Output the data word for word, dropping every image.
________________________
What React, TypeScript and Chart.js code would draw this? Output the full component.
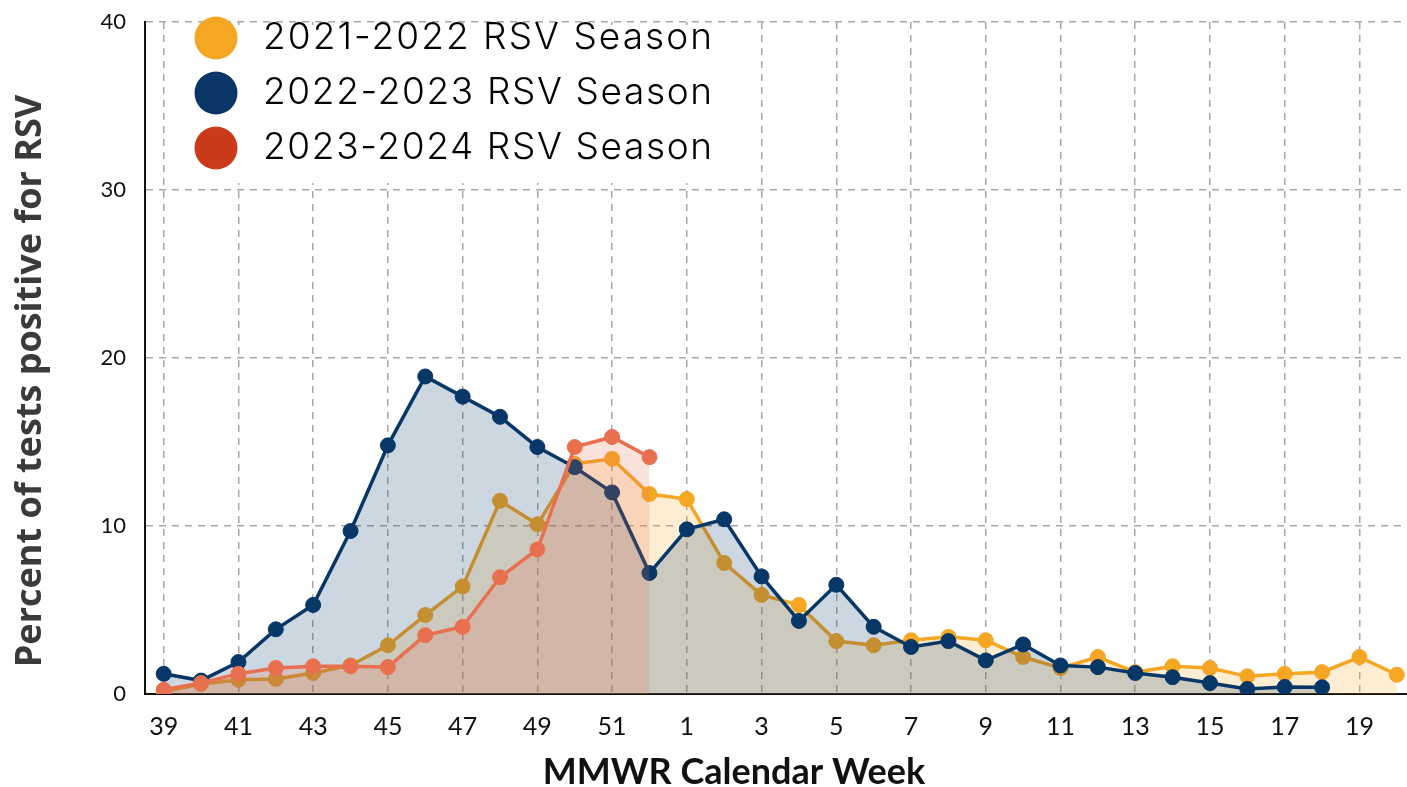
import React, { useEffect, useRef } from 'react';
import { Chart, registerables } from 'chart.js';

Chart.register(...registerables);

const WEEKS = [
  '39', '40', '41', '42', '43', '44', '45', '46', '47', '48', '49', '50', '51', '52',
  '1', '2', '3', '4', '5', '6', '7', '8', '9', '10', '11', '12', '13', '14', '15', '16', '17', '18', '19', '20',
];

const SEASON_LABELS = ['2021-2022 RSV Season', '2022-2023 RSV Season', '2023-2024 RSV Season'];

const SEASON_2021_22 = [
  0.15, 0.6, 0.85, 0.9, 1.25, 1.7, 2.9, 4.7, 6.4, 11.5, 10.1, 13.7, 14.0, 11.9,
  11.6, 7.8, 5.9, 5.3, 3.15, 2.9, 3.2, 3.4, 3.2, 2.2, 1.55, 2.2, 1.3, 1.65, 1.55, 1.05, 1.2, 1.3, 2.2, 1.15,
];

const SEASON_2022_23 = [
  1.2, 0.8, 1.9, 3.85, 5.3, 9.7, 14.8, 18.9, 17.7, 16.5, 14.7, 13.5, 12.0, 7.2,
  9.8, 10.4, 7.0, 4.35, 6.5, 4.0, 2.8, 3.15, 2.0, 2.95, 1.7, 1.6, 1.25, 1.0, 0.65, 0.3, 0.42, 0.4, null, null,
];

const SEASON_2023_24 = [
  0.25, 0.65, 1.2, 1.55, 1.65, 1.65, 1.6, 3.5, 4.0, 6.95, 8.6, 14.7, 15.3, 14.1,
  null, null, null, null, null, null, null, null, null, null, null, null, null, null, null, null, null, null, null, null,
];

const Y_TICKS = [0, 10, 20, 30, 40];

const X_TITLE = 'MMWR Calendar Week';
const Y_TITLE = 'Percent of tests positive for RSV';

const LINE_COLORS = ['#F5A623', '#063767', '#E8704F'];
const FILL_COLORS = ['rgba(245,166,35,0.2)', 'rgba(6,55,103,0.2)', 'rgba(232,112,79,0.2)'];
const LEGEND_COLORS = ['#F5A623', '#093567', '#C83A19'];

const legendPlugin = {
  id: 'insideLegend',
  afterDraw(chart: any) {
    const ctx = chart.ctx;
    ctx.save();
    ctx.fillStyle = '#ffffff';
    ctx.fillRect(172, 25, 560, 158);
    SEASON_LABELS.forEach((label, i) => {
      const cy = 38 + i * 55;
      ctx.beginPath();
      ctx.fillStyle = LEGEND_COLORS[i];
      ctx.arc(216, cy, 21.5, 0, Math.PI * 2);
      ctx.fill();
      ctx.fillStyle = '#000000';
      ctx.font = '300 37px Inter, "Open Sans", sans-serif';
      ctx.textBaseline = 'middle';
      ctx.textAlign = 'left';
      ctx.letterSpacing = '0px';
      const w = ctx.measureText(label).width;
      const extra = Math.max(0, (449 - w) / (label.length - 1));
      ctx.letterSpacing = extra.toFixed(2) + 'px';
      ctx.fillText(label, 263, cy);
    });
    ctx.restore();
  },
};

const titlePlugin = {
  id: 'axisTitles',
  afterDraw(chart: any) {
    const ctx = chart.ctx;
    ctx.save();
    ctx.textAlign = 'center';
    ctx.textBaseline = 'middle';
    ctx.fillStyle = '#111111';
    ctx.font = '700 36px Lato, sans-serif';
    ctx.fillText(X_TITLE, 734, 772);
    ctx.fillStyle = '#3a3a3a';
    ctx.font = '700 36px "Open Sans", sans-serif';
    ctx.translate(31, 381);
    ctx.rotate(-Math.PI / 2);
    ctx.fillText(Y_TITLE, 0, 0);
    ctx.restore();
  },
};

export default function App() {
  const ref = useRef<HTMLCanvasElement>(null);

  useEffect(() => {
    document.body.style.margin = '0';
    document.body.style.overflow = 'hidden';
    const series = [SEASON_2021_22, SEASON_2022_23, SEASON_2023_24];
    const chart = new Chart(ref.current as HTMLCanvasElement, {
      type: 'line',
      data: {
        labels: WEEKS,
        datasets: series.map((data, i) => ({
          label: SEASON_LABELS[i],
          data,
          borderColor: LINE_COLORS[i],
          backgroundColor: FILL_COLORS[i],
          pointBackgroundColor: LINE_COLORS[i],
          pointBorderColor: LINE_COLORS[i],
          pointBorderWidth: 1,
          pointRadius: 7.5,
          borderWidth: 3.5,
          fill: 'origin',
          tension: 0,
          spanGaps: false,
          order: 3 - i,
        })),
      },
      options: {
        animation: false,
        responsive: true,
        maintainAspectRatio: false,
        layout: { padding: { top: 22, left: 0, right: 0, bottom: 0 } },
        plugins: {
          legend: { display: false },
          tooltip: { enabled: false },
        },
        scales: {
          x: {
            type: 'category',
            offset: true,
            grid: {
              offset: false,
              drawTicks: false,
              lineWidth: 1.5,
              color: (c: any) => (c.index % 2 === 0 ? '#A8A8A8' : 'rgba(0,0,0,0)'),
            },
            border: { display: true, color: '#111111', width: 2, dash: [7, 6] },
            ticks: {
              autoSkip: false,
              maxRotation: 0,
              padding: 18,
              color: '#111111',
              font: { family: 'Lato', size: 25 },
              callback: (_v: any, idx: number) => (idx % 2 === 0 ? WEEKS[idx] : ''),
            },
            afterFit: (s: any) => {
              s.height = 93;
              s.paddingLeft = 0;
              s.paddingRight = 0;
            },
          },
          y: {
            min: 0,
            max: 40,
            afterBuildTicks: (s: any) => {
              s.ticks = Y_TICKS.map((v) => ({ value: v }));
            },
            grid: {
              drawTicks: false,
              lineWidth: 1.5,
              color: '#A8A8A8',
            },
            border: { display: true, color: '#111111', width: 2, dash: [7, 6] },
            ticks: {
              padding: 19,
              color: '#111111',
              font: { family: 'Lato', size: 22 },
            },
            afterFit: (s: any) => {
              s.width = 145;
              s.paddingTop = 0;
              s.paddingBottom = 0;
            },
          },
        },
      },
      plugins: [legendPlugin, titlePlugin],
    });
    return () => chart.destroy();
  }, []);

  return (
    <div style={{ width: 1407, height: 787, overflow: 'hidden', position: 'relative', background: '#fff' }}>
      <div style={{ width: 1424, height: 787, position: 'relative' }}>
        <canvas ref={ref} />
      </div>
    </div>
  );
}
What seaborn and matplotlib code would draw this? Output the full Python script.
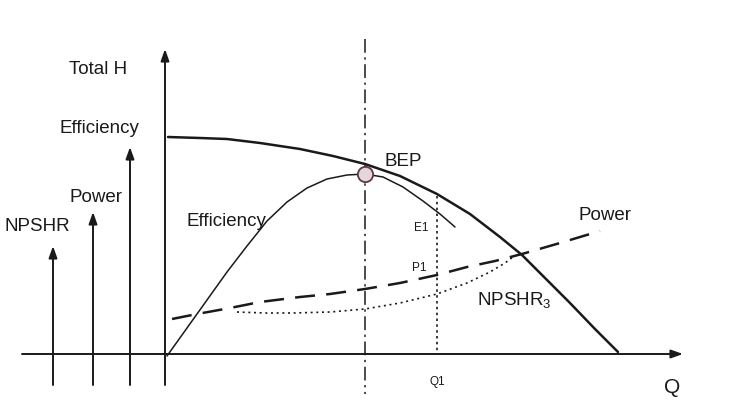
________________________
● **WRITTEN SOLUTION**:
What React, TypeScript and Chart.js code would draw this? Output the full component.
import React, { useEffect, useRef } from 'react';
import { Chart, registerables } from 'chart.js';

Chart.register(...registerables);

const WEEKS = [
  '39', '40', '41', '42', '43', '44', '45', '46', '47', '48', '49', '50', '51', '52',
  '1', '2', '3', '4', '5', '6', '7', '8', '9', '10', '11', '12', '13', '14', '15', '16', '17', '18', '19', '20',
];

const SEASON_LABELS = ['2021-2022 RSV Season', '2022-2023 RSV Season', '2023-2024 RSV Season'];

const SEASON_2021_22 = [
  0.15, 0.6, 0.85, 0.9, 1.25, 1.7, 2.9, 4.7, 6.4, 11.5, 10.1, 13.7, 14.0, 11.9,
  11.6, 7.8, 5.9, 5.3, 3.15, 2.9, 3.2, 3.4, 3.2, 2.2, 1.55, 2.2, 1.3, 1.65, 1.55, 1.05, 1.2, 1.3, 2.2, 1.15,
];

const SEASON_2022_23 = [
  1.2, 0.8, 1.9, 3.85, 5.3, 9.7, 14.8, 18.9, 17.7, 16.5, 14.7, 13.5, 12.0, 7.2,
  9.8, 10.4, 7.0, 4.35, 6.5, 4.0, 2.8, 3.15, 2.0, 2.95, 1.7, 1.6, 1.25, 1.0, 0.65, 0.3, 0.42, 0.4, null, null,
];

const SEASON_2023_24 = [
  0.25, 0.65, 1.2, 1.55, 1.65, 1.65, 1.6, 3.5, 4.0, 6.95, 8.6, 14.7, 15.3, 14.1,
  null, null, null, null, null, null, null, null, null, null, null, null, null, null, null, null, null, null, null, null,
];

const Y_TICKS = [0, 10, 20, 30, 40];

const X_TITLE = 'MMWR Calendar Week';
const Y_TITLE = 'Percent of tests positive for RSV';

const LINE_COLORS = ['#F5A623', '#063767', '#E8704F'];
const FILL_COLORS = ['rgba(245,166,35,0.2)', 'rgba(6,55,103,0.2)', 'rgba(232,112,79,0.2)'];
const LEGEND_COLORS = ['#F5A623', '#093567', '#C83A19'];

const legendPlugin = {
  id: 'insideLegend',
  afterDraw(chart: any) {
    const ctx = chart.ctx;
    ctx.save();
    ctx.fillStyle = '#ffffff';
    ctx.fillRect(172, 25, 560, 158);
    SEASON_LABELS.forEach((label, i) => {
      const cy = 38 + i * 55;
      ctx.beginPath();
      ctx.fillStyle = LEGEND_COLORS[i];
      ctx.arc(216, cy, 21.5, 0, Math.PI * 2);
      ctx.fill();
      ctx.fillStyle = '#000000';
      ctx.font = '300 37px Inter, "Open Sans", sans-serif';
      ctx.textBaseline = 'middle';
      ctx.textAlign = 'left';
      ctx.letterSpacing = '0px';
      const w = ctx.measureText(label).width;
      const extra = Math.max(0, (449 - w) / (label.length - 1));
      ctx.letterSpacing = extra.toFixed(2) + 'px';
      ctx.fillText(label, 263, cy);
    });
    ctx.restore();
  },
};

const titlePlugin = {
  id: 'axisTitles',
  afterDraw(chart: any) {
    const ctx = chart.ctx;
    ctx.save();
    ctx.textAlign = 'center';
    ctx.textBaseline = 'middle';
    ctx.fillStyle = '#111111';
    ctx.font = '700 36px Lato, sans-serif';
    ctx.fillText(X_TITLE, 734, 772);
    ctx.fillStyle = '#3a3a3a';
    ctx.font = '700 36px "Open Sans", sans-serif';
    ctx.translate(31, 381);
    ctx.rotate(-Math.PI / 2);
    ctx.fillText(Y_TITLE, 0, 0);
    ctx.restore();
  },
};

export default function App() {
  const ref = useRef<HTMLCanvasElement>(null);

  useEffect(() => {
    document.body.style.margin = '0';
    document.body.style.overflow = 'hidden';
    const series = [SEASON_2021_22, SEASON_2022_23, SEASON_2023_24];
    const chart = new Chart(ref.current as HTMLCanvasElement, {
      type: 'line',
      data: {
        labels: WEEKS,
        datasets: series.map((data, i) => ({
          label: SEASON_LABELS[i],
          data,
          borderColor: LINE_COLORS[i],
          backgroundColor: FILL_COLORS[i],
          pointBackgroundColor: LINE_COLORS[i],
          pointBorderColor: LINE_COLORS[i],
          pointBorderWidth: 1,
          pointRadius: 7.5,
          borderWidth: 3.5,
          fill: 'origin',
          tension: 0,
          spanGaps: false,
          order: 3 - i,
        })),
      },
      options: {
        animation: false,
        responsive: true,
        maintainAspectRatio: false,
        layout: { padding: { top: 22, left: 0, right: 0, bottom: 0 } },
        plugins: {
          legend: { display: false },
          tooltip: { enabled: false },
        },
        scales: {
          x: {
            type: 'category',
            offset: true,
            grid: {
              offset: false,
              drawTicks: false,
              lineWidth: 1.5,
              color: (c: any) => (c.index % 2 === 0 ? '#A8A8A8' : 'rgba(0,0,0,0)'),
            },
            border: { display: true, color: '#111111', width: 2, dash: [7, 6] },
            ticks: {
              autoSkip: false,
              maxRotation: 0,
              padding: 18,
              color: '#111111',
              font: { family: 'Lato', size: 25 },
              callback: (_v: any, idx: number) => (idx % 2 === 0 ? WEEKS[idx] : ''),
            },
            afterFit: (s: any) => {
              s.height = 93;
              s.paddingLeft = 0;
              s.paddingRight = 0;
            },
          },
          y: {
            min: 0,
            max: 40,
            afterBuildTicks: (s: any) => {
              s.ticks = Y_TICKS.map((v) => ({ value: v }));
            },
            grid: {
              drawTicks: false,
              lineWidth: 1.5,
              color: '#A8A8A8',
            },
            border: { display: true, color: '#111111', width: 2, dash: [7, 6] },
            ticks: {
              padding: 19,
              color: '#111111',
              font: { family: 'Lato', size: 22 },
            },
            afterFit: (s: any) => {
              s.width = 145;
              s.paddingTop = 0;
              s.paddingBottom = 0;
            },
          },
        },
      },
      plugins: [legendPlugin, titlePlugin],
    });
    return () => chart.destroy();
  }, []);

  return (
    <div style={{ width: 1407, height: 787, overflow: 'hidden', position: 'relative', background: '#fff' }}>
      <div style={{ width: 1424, height: 787, position: 'relative' }}>
        <canvas ref={ref} />
      </div>
    </div>
  );
}
What seaborn and matplotlib code would draw this? Output the full Python script.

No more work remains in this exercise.